### [SUPPLIED MATERIAL]
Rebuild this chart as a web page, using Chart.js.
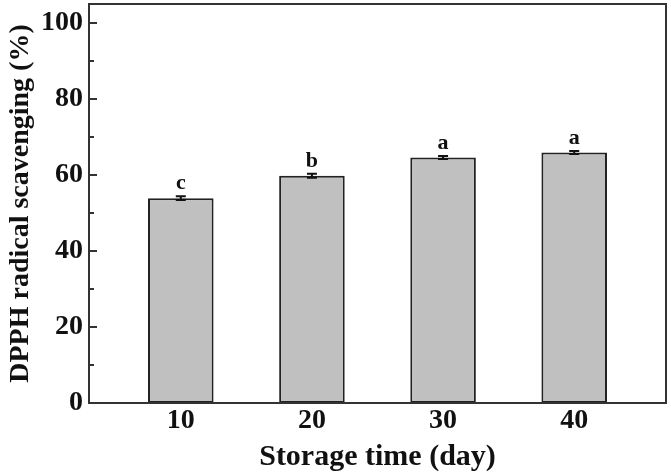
<!DOCTYPE html>
<html>
<head>
<meta charset="utf-8">
<script src="https://cdn.jsdelivr.net/npm/chart.js@4.4.0/dist/chart.umd.min.js"></script>
<style>
  html, body { margin: 0; padding: 0; background: #fff; }
  #wrap { width: 671px; height: 474px; }
</style>
</head>
<body>
<div id="wrap"><canvas id="mainGraph" width="671" height="474"></canvas></div>
<script>
// storage days and DPPH values
var days = [10, 20, 30, 40];
var scavenging = [53.9, 59.8, 64.6, 65.9];
var errors = [0.5, 0.5, 0.4, 0.4];
var letters = ['c', 'b', 'a', 'a'];
var xTicks = [10, 20, 30, 40];
var yTicks = [0, 10, 20, 30, 40, 50, 60, 70, 80, 90, 100];

var serif = '"Liberation Serif", "DejaVu Serif", serif';

var points = [];
for (var i = 0; i < days.length; i++) {
    points.push({ x: days[i], y: scavenging[i] });
}

// frame, inward ticks, error bars and letters
var extras = {
    id: 'extras',
    afterDatasetsDraw: function (chart) {
        var ctx = chart.ctx;
        var area = chart.chartArea;
        var xs = chart.scales.x;
        var ys = chart.scales.y;
        ctx.save();

        // error bars
        ctx.strokeStyle = '#111';
        ctx.lineWidth = 2;
        for (var i = 0; i < days.length; i++) {
            var px = xs.getPixelForValue(days[i]);
            var top = ys.getPixelForValue(scavenging[i] + errors[i]);
            var bot = ys.getPixelForValue(scavenging[i] - errors[i]);
            ctx.beginPath();
            ctx.moveTo(px, top); ctx.lineTo(px, bot);
            ctx.moveTo(px - 5, top); ctx.lineTo(px + 5, top);
            ctx.moveTo(px - 5, bot); ctx.lineTo(px + 5, bot);
            ctx.stroke();

            ctx.fillStyle = '#111';
            ctx.font = 'bold 22px ' + serif;
            ctx.textAlign = 'center';
            ctx.textBaseline = 'bottom';
            ctx.fillText(letters[i], px, top - 2);
        }

        // frame
        ctx.strokeStyle = '#333';
        ctx.lineWidth = 2;
        ctx.strokeRect(area.left, area.top, area.right - area.left, area.bottom - area.top);

        // inward ticks on y axis
        ys.ticks.forEach(function (t) {
            var py = ys.getPixelForValue(t.value);
            var len = (t.value % 20 === 0) ? 8 : 5;
            ctx.beginPath();
            ctx.moveTo(area.left, py);
            ctx.lineTo(area.left + len, py);
            ctx.stroke();
        });
        ctx.restore();
    }
};

var ctx = document.getElementById('mainGraph').getContext('2d');
var chart = new Chart(ctx, {
    type: 'bar',
    data: {
        datasets: [{
            data: points,
            backgroundColor: '#c0c0c0',
            borderColor: '#222',
            borderWidth: 2,
            borderSkipped: false,
            categoryPercentage: 1,
            barPercentage: 0.5
        }]
    },
    options: {
        responsive: false,
        animation: false,
        layout: { padding: { left: 7, right: 5, top: 4, bottom: 2 } },
        plugins: {
            legend: { display: false },
            tooltip: { enabled: false }
        },
        scales: {
            x: {
                type: 'linear',
                offset: false,
                min: 3,
                max: 47,
                afterBuildTicks: function (axis) {
                    axis.ticks = xTicks.map(function (v) { return { value: v }; });
                },
                grid: { display: false, drawTicks: false },
                border: { display: false },
                ticks: {
                    padding: 4,
                    color: '#111',
                    font: { family: serif, size: 28, weight: 'bold', lineHeight: 1 },
                    maxRotation: 0
                },
                title: {
                    display: true,
                    text: 'Storage time (day)',
                    color: '#111',
                    padding: { top: 3, bottom: 0 },
                    font: { family: serif, size: 30, weight: 'bold', lineHeight: 1 }
                }
            },
            y: {
                min: 0,
                max: 105,
                afterBuildTicks: function (axis) {
                    axis.ticks = yTicks.map(function (v) { return { value: v }; });
                },
                afterFit: function (axis) {
                    // top label sits well below the edge, no room needed
                    axis.paddingTop = 0;
                },
                grid: { display: false, drawTicks: false },
                border: { display: false },
                ticks: {
                    padding: 6,
                    color: '#111',
                    font: { family: serif, size: 28, weight: 'bold', lineHeight: 1 },
                    callback: function (v) { return v % 20 === 0 ? v : ''; }
                },
                title: {
                    display: true,
                    text: 'DPPH radical scavenging (%)',
                    color: '#111',
                    padding: { top: 0, bottom: 0 },
                    font: { family: serif, size: 28, weight: 'bold', lineHeight: 1 }
                }
            }
        }
    },
    plugins: [extras]
});
</script>
</body>
</html>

### [EXERCISE DETAILS]
Write out the full listing verbatim, excluding its pictures.

### [ANSWER]
Rebuild this chart as a web page, using Chart.js.
<!DOCTYPE html>
<html>
<head>
<meta charset="utf-8">
<script src="https://cdn.jsdelivr.net/npm/chart.js@4.4.0/dist/chart.umd.min.js"></script>
<style>
  html, body { margin: 0; padding: 0; background: #fff; }
  #wrap { width: 671px; height: 474px; }
</style>
</head>
<body>
<div id="wrap"><canvas id="mainGraph" width="671" height="474"></canvas></div>
<script>
// storage days and DPPH values
var days = [10, 20, 30, 40];
var scavenging = [53.9, 59.8, 64.6, 65.9];
var errors = [0.5, 0.5, 0.4, 0.4];
var letters = ['c', 'b', 'a', 'a'];
var xTicks = [10, 20, 30, 40];
var yTicks = [0, 10, 20, 30, 40, 50, 60, 70, 80, 90, 100];

var serif = '"Liberation Serif", "DejaVu Serif", serif';

var points = [];
for (var i = 0; i < days.length; i++) {
    points.push({ x: days[i], y: scavenging[i] });
}

// frame, inward ticks, error bars and letters
var extras = {
    id: 'extras',
    afterDatasetsDraw: function (chart) {
        var ctx = chart.ctx;
        var area = chart.chartArea;
        var xs = chart.scales.x;
        var ys = chart.scales.y;
        ctx.save();

        // error bars
        ctx.strokeStyle = '#111';
        ctx.lineWidth = 2;
        for (var i = 0; i < days.length; i++) {
            var px = xs.getPixelForValue(days[i]);
            var top = ys.getPixelForValue(scavenging[i] + errors[i]);
            var bot = ys.getPixelForValue(scavenging[i] - errors[i]);
            ctx.beginPath();
            ctx.moveTo(px, top); ctx.lineTo(px, bot);
            ctx.moveTo(px - 5, top); ctx.lineTo(px + 5, top);
            ctx.moveTo(px - 5, bot); ctx.lineTo(px + 5, bot);
            ctx.stroke();

            ctx.fillStyle = '#111';
            ctx.font = 'bold 22px ' + serif;
            ctx.textAlign = 'center';
            ctx.textBaseline = 'bottom';
            ctx.fillText(letters[i], px, top - 2);
        }

        // frame
        ctx.strokeStyle = '#333';
        ctx.lineWidth = 2;
        ctx.strokeRect(area.left, area.top, area.right - area.left, area.bottom - area.top);

        // inward ticks on y axis
        ys.ticks.forEach(function (t) {
            var py = ys.getPixelForValue(t.value);
            var len = (t.value % 20 === 0) ? 8 : 5;
            ctx.beginPath();
            ctx.moveTo(area.left, py);
            ctx.lineTo(area.left + len, py);
            ctx.stroke();
        });
        ctx.restore();
    }
};

var ctx = document.getElementById('mainGraph').getContext('2d');
var chart = new Chart(ctx, {
    type: 'bar',
    data: {
        datasets: [{
            data: points,
            backgroundColor: '#c0c0c0',
            borderColor: '#222',
            borderWidth: 2,
            borderSkipped: false,
            categoryPercentage: 1,
            barPercentage: 0.5
        }]
    },
    options: {
        responsive: false,
        animation: false,
        layout: { padding: { left: 7, right: 5, top: 4, bottom: 2 } },
        plugins: {
            legend: { display: false },
            tooltip: { enabled: false }
        },
        scales: {
            x: {
                type: 'linear',
                offset: false,
                min: 3,
                max: 47,
                afterBuildTicks: function (axis) {
                    axis.ticks = xTicks.map(function (v) { return { value: v }; });
                },
                grid: { display: false, drawTicks: false },
                border: { display: false },
                ticks: {
                    padding: 4,
                    color: '#111',
                    font: { family: serif, size: 28, weight: 'bold', lineHeight: 1 },
                    maxRotation: 0
                },
                title: {
                    display: true,
                    text: 'Storage time (day)',
                    color: '#111',
                    padding: { top: 3, bottom: 0 },
                    font: { family: serif, size: 30, weight: 'bold', lineHeight: 1 }
                }
            },
            y: {
                min: 0,
                max: 105,
                afterBuildTicks: function (axis) {
                    axis.ticks = yTicks.map(function (v) { return { value: v }; });
                },
                afterFit: function (axis) {
                    // top label sits well below the edge, no room needed
                    axis.paddingTop = 0;
                },
                grid: { display: false, drawTicks: false },
                border: { display: false },
                ticks: {
                    padding: 6,
                    color: '#111',
                    font: { family: serif, size: 28, weight: 'bold', lineHeight: 1 },
                    callback: function (v) { return v % 20 === 0 ? v : ''; }
                },
                title: {
                    display: true,
                    text: 'DPPH radical scavenging (%)',
                    color: '#111',
                    padding: { top: 0, bottom: 0 },
                    font: { family: serif, size: 28, weight: 'bold', lineHeight: 1 }
                }
            }
        }
    },
    plugins: [extras]
});
</script>
</body>
</html>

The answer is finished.